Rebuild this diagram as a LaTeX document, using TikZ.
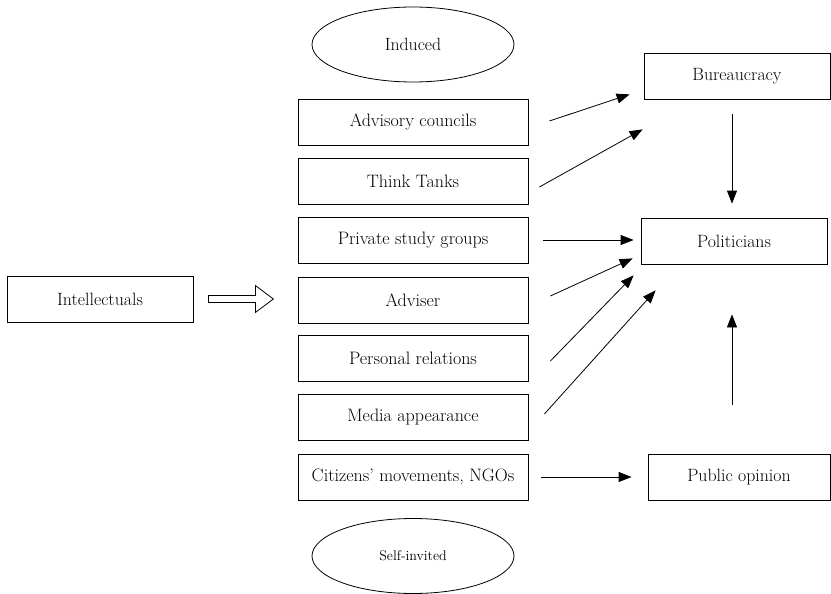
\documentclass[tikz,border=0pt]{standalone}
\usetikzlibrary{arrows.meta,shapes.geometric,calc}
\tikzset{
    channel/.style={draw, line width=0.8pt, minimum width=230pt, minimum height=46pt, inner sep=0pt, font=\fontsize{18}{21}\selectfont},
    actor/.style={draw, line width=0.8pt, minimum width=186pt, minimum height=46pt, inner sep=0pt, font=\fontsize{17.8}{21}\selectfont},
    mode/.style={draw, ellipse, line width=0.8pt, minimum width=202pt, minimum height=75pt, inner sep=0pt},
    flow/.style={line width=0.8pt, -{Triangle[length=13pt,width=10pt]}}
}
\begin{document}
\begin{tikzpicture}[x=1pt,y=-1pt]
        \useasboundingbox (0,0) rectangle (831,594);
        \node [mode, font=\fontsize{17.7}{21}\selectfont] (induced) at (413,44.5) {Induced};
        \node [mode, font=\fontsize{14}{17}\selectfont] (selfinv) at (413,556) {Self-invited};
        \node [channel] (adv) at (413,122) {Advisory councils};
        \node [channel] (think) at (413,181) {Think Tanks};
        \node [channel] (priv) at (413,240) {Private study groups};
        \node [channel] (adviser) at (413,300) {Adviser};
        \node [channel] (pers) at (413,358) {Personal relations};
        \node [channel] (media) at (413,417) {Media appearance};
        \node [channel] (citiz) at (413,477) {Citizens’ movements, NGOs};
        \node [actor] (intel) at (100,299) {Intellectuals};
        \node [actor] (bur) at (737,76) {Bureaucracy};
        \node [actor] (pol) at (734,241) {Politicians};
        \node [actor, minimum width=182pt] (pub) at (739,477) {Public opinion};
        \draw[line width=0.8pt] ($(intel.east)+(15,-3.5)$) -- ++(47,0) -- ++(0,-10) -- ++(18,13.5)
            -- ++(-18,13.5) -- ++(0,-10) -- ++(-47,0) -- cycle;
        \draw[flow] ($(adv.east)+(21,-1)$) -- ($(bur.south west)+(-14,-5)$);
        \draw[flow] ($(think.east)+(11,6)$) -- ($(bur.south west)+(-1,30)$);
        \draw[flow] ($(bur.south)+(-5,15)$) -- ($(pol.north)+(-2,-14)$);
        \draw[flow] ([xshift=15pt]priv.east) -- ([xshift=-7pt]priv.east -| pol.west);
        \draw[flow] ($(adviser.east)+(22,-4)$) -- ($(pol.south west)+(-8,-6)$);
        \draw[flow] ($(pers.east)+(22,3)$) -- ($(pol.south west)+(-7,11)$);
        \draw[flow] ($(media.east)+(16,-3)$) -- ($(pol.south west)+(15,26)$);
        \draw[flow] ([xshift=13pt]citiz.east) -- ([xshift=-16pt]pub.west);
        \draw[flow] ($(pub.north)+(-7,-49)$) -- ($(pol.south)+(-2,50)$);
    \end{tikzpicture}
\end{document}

:::::

TASK DESCRIPTION:
Reproduce the material above in full and without alteration, but skip all pictures.

ANSWER TO THE TASK:
Rebuild this diagram as a LaTeX document, using TikZ.
\documentclass[tikz,border=0pt]{standalone}
\usetikzlibrary{arrows.meta,shapes.geometric,calc}
\tikzset{
    channel/.style={draw, line width=0.8pt, minimum width=230pt, minimum height=46pt, inner sep=0pt, font=\fontsize{18}{21}\selectfont},
    actor/.style={draw, line width=0.8pt, minimum width=186pt, minimum height=46pt, inner sep=0pt, font=\fontsize{17.8}{21}\selectfont},
    mode/.style={draw, ellipse, line width=0.8pt, minimum width=202pt, minimum height=75pt, inner sep=0pt},
    flow/.style={line width=0.8pt, -{Triangle[length=13pt,width=10pt]}}
}
\begin{document}
\begin{tikzpicture}[x=1pt,y=-1pt]
        \useasboundingbox (0,0) rectangle (831,594);
        \node [mode, font=\fontsize{17.7}{21}\selectfont] (induced) at (413,44.5) {Induced};
        \node [mode, font=\fontsize{14}{17}\selectfont] (selfinv) at (413,556) {Self-invited};
        \node [channel] (adv) at (413,122) {Advisory councils};
        \node [channel] (think) at (413,181) {Think Tanks};
        \node [channel] (priv) at (413,240) {Private study groups};
        \node [channel] (adviser) at (413,300) {Adviser};
        \node [channel] (pers) at (413,358) {Personal relations};
        \node [channel] (media) at (413,417) {Media appearance};
        \node [channel] (citiz) at (413,477) {Citizens’ movements, NGOs};
        \node [actor] (intel) at (100,299) {Intellectuals};
        \node [actor] (bur) at (737,76) {Bureaucracy};
        \node [actor] (pol) at (734,241) {Politicians};
        \node [actor, minimum width=182pt] (pub) at (739,477) {Public opinion};
        \draw[line width=0.8pt] ($(intel.east)+(15,-3.5)$) -- ++(47,0) -- ++(0,-10) -- ++(18,13.5)
            -- ++(-18,13.5) -- ++(0,-10) -- ++(-47,0) -- cycle;
        \draw[flow] ($(adv.east)+(21,-1)$) -- ($(bur.south west)+(-14,-5)$);
        \draw[flow] ($(think.east)+(11,6)$) -- ($(bur.south west)+(-1,30)$);
        \draw[flow] ($(bur.south)+(-5,15)$) -- ($(pol.north)+(-2,-14)$);
        \draw[flow] ([xshift=15pt]priv.east) -- ([xshift=-7pt]priv.east -| pol.west);
        \draw[flow] ($(adviser.east)+(22,-4)$) -- ($(pol.south west)+(-8,-6)$);
        \draw[flow] ($(pers.east)+(22,3)$) -- ($(pol.south west)+(-7,11)$);
        \draw[flow] ($(media.east)+(16,-3)$) -- ($(pol.south west)+(15,26)$);
        \draw[flow] ([xshift=13pt]citiz.east) -- ([xshift=-16pt]pub.west);
        \draw[flow] ($(pub.north)+(-7,-49)$) -- ($(pol.south)+(-2,50)$);
    \end{tikzpicture}
\end{document}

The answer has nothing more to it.